[PROBLEM TO WORK ON]: Copy the lines below as they are; omit the images they contain.

[Lines of data]:
--------------------
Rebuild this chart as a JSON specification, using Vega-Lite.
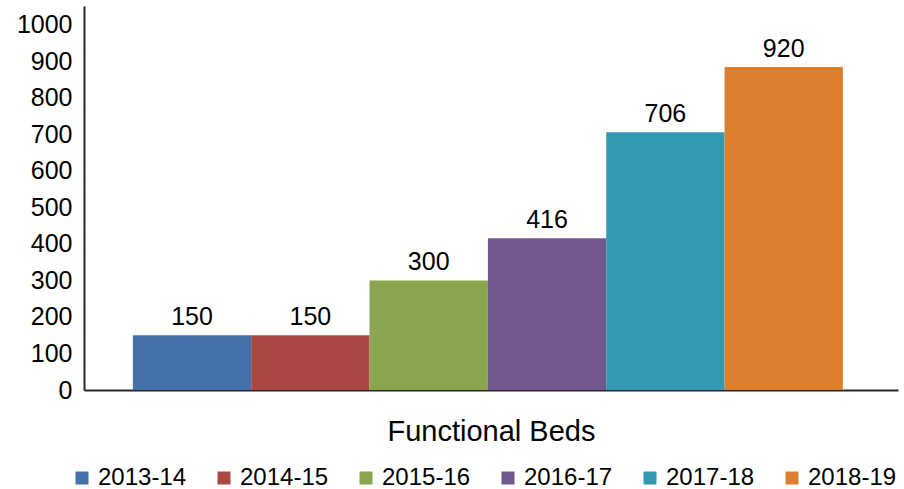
{
  "$schema": "https://vega.github.io/schema/vega-lite/v6.json",
  "autosize": {"type": "none"},
  "width": 814,
  "height": 384,
  "padding": {"left": 84, "top": 6, "right": 6, "bottom": 99},
  "config": {
    "font": "Liberation Sans",
    "view": {"stroke": null},
    "axis": {"grid": false, "ticks": false, "domainColor": "#262626", "domainWidth": 2, "labelColor": "#000000", "titleColor": "#000000", "labelFont": "Liberation Sans", "titleFont": "Liberation Sans"}
  },
  "data": {
    "values": [
      {"year": "2013-14", "value": 150, "label": "150"},
      {"year": "2014-15", "value": 150, "label": "150"},
      {"year": "2015-16", "value": 300, "label": "300"},
      {"year": "2016-17", "value": 416, "label": "416"},
      {"year": "2017-18", "value": 706, "label": "706"},
      {"year": "2018-19", "value": 885, "label": "920"}
    ]
  },
  "encoding": {
    "x": {
      "field": "year",
      "type": "nominal",
      "sort": null,
      "scale": {"paddingInner": 0, "paddingOuter": 0.4394, "align": 0.47},
      "axis": {"labels": false, "title": "Functional Beds", "titleFontSize": 29, "titleFontWeight": "normal", "titlePadding": 27}
    },
    "y": {
      "field": "value",
      "type": "quantitative",
      "scale": {"domain": [0, 1052], "nice": false},
      "axis": {"values": [0, 100, 200, 300, 400, 500, 600, 700, 800, 900, 1000], "format": "d", "labelFontSize": 25, "labelPadding": 12, "title": null}
    }
  },
  "layer": [
    {
      "mark": {"type": "bar"},
      "encoding": {
        "color": {
          "field": "year",
          "type": "nominal",
          "sort": null,
          "scale": {"range": ["#4472A8", "#AA4644", "#89A64E", "#71588F", "#3399B0", "#DB7F2E"]},
          "legend": {
            "title": null,
            "orient": "none",
            "direction": "horizontal",
            "columns": 6,
            "legendX": -14,
            "legendY": 460,
            "symbolType": "square",
            "symbolSize": 169,
            "symbolStrokeWidth": 0,
            "labelFontSize": 24,
            "labelColor": "#000000",
            "labelFont": "Liberation Sans",
            "labelOffset": 4,
            "columnPadding": 25
          }
        }
      }
    },
    {
      "mark": {"type": "text", "baseline": "alphabetic", "dy": -10, "fontSize": 25, "color": "#000000"},
      "encoding": {"text": {"field": "label"}}
    }
  ]
}
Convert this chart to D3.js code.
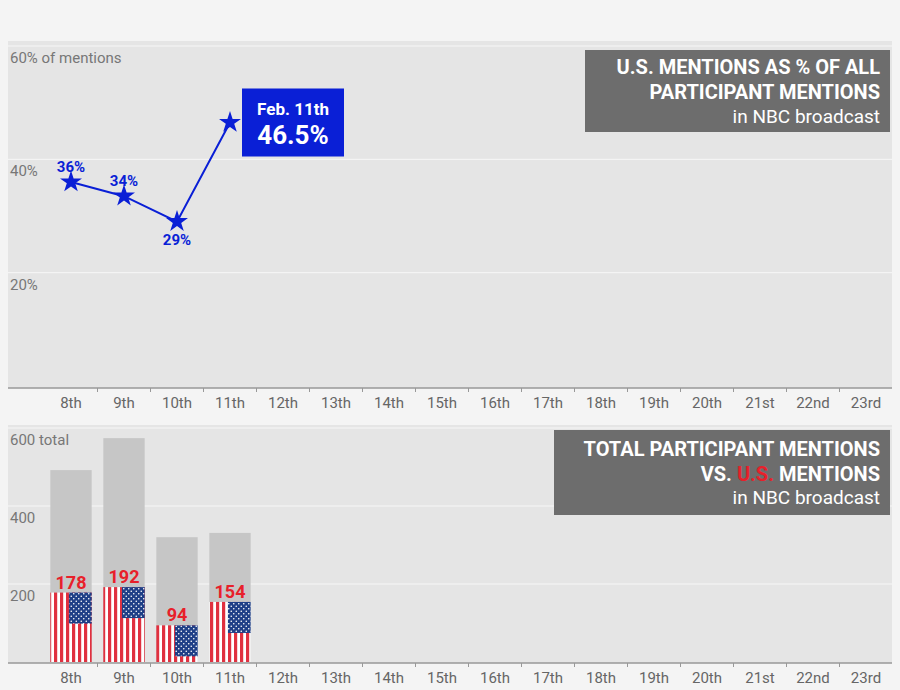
--------------------
[PROBLEM SOLUTION]:
Rebuild this chart as a JSON specification, using Vega-Lite.
{
  "$schema": "https://vega.github.io/schema/vega-lite/v6.json",
  "autosize": {"type": "none"},
  "width": 814,
  "height": 384,
  "padding": {"left": 84, "top": 6, "right": 6, "bottom": 99},
  "config": {
    "font": "Liberation Sans",
    "view": {"stroke": null},
    "axis": {"grid": false, "ticks": false, "domainColor": "#262626", "domainWidth": 2, "labelColor": "#000000", "titleColor": "#000000", "labelFont": "Liberation Sans", "titleFont": "Liberation Sans"}
  },
  "data": {
    "values": [
      {"year": "2013-14", "value": 150, "label": "150"},
      {"year": "2014-15", "value": 150, "label": "150"},
      {"year": "2015-16", "value": 300, "label": "300"},
      {"year": "2016-17", "value": 416, "label": "416"},
      {"year": "2017-18", "value": 706, "label": "706"},
      {"year": "2018-19", "value": 885, "label": "920"}
    ]
  },
  "encoding": {
    "x": {
      "field": "year",
      "type": "nominal",
      "sort": null,
      "scale": {"paddingInner": 0, "paddingOuter": 0.4394, "align": 0.47},
      "axis": {"labels": false, "title": "Functional Beds", "titleFontSize": 29, "titleFontWeight": "normal", "titlePadding": 27}
    },
    "y": {
      "field": "value",
      "type": "quantitative",
      "scale": {"domain": [0, 1052], "nice": false},
      "axis": {"values": [0, 100, 200, 300, 400, 500, 600, 700, 800, 900, 1000], "format": "d", "labelFontSize": 25, "labelPadding": 12, "title": null}
    }
  },
  "layer": [
    {
      "mark": {"type": "bar"},
      "encoding": {
        "color": {
          "field": "year",
          "type": "nominal",
          "sort": null,
          "scale": {"range": ["#4472A8", "#AA4644", "#89A64E", "#71588F", "#3399B0", "#DB7F2E"]},
          "legend": {
            "title": null,
            "orient": "none",
            "direction": "horizontal",
            "columns": 6,
            "legendX": -14,
            "legendY": 460,
            "symbolType": "square",
            "symbolSize": 169,
            "symbolStrokeWidth": 0,
            "labelFontSize": 24,
            "labelColor": "#000000",
            "labelFont": "Liberation Sans",
            "labelOffset": 4,
            "columnPadding": 25
          }
        }
      }
    },
    {
      "mark": {"type": "text", "baseline": "alphabetic", "dy": -10, "fontSize": 25, "color": "#000000"},
      "encoding": {"text": {"field": "label"}}
    }
  ]
}
Convert this chart to D3.js code.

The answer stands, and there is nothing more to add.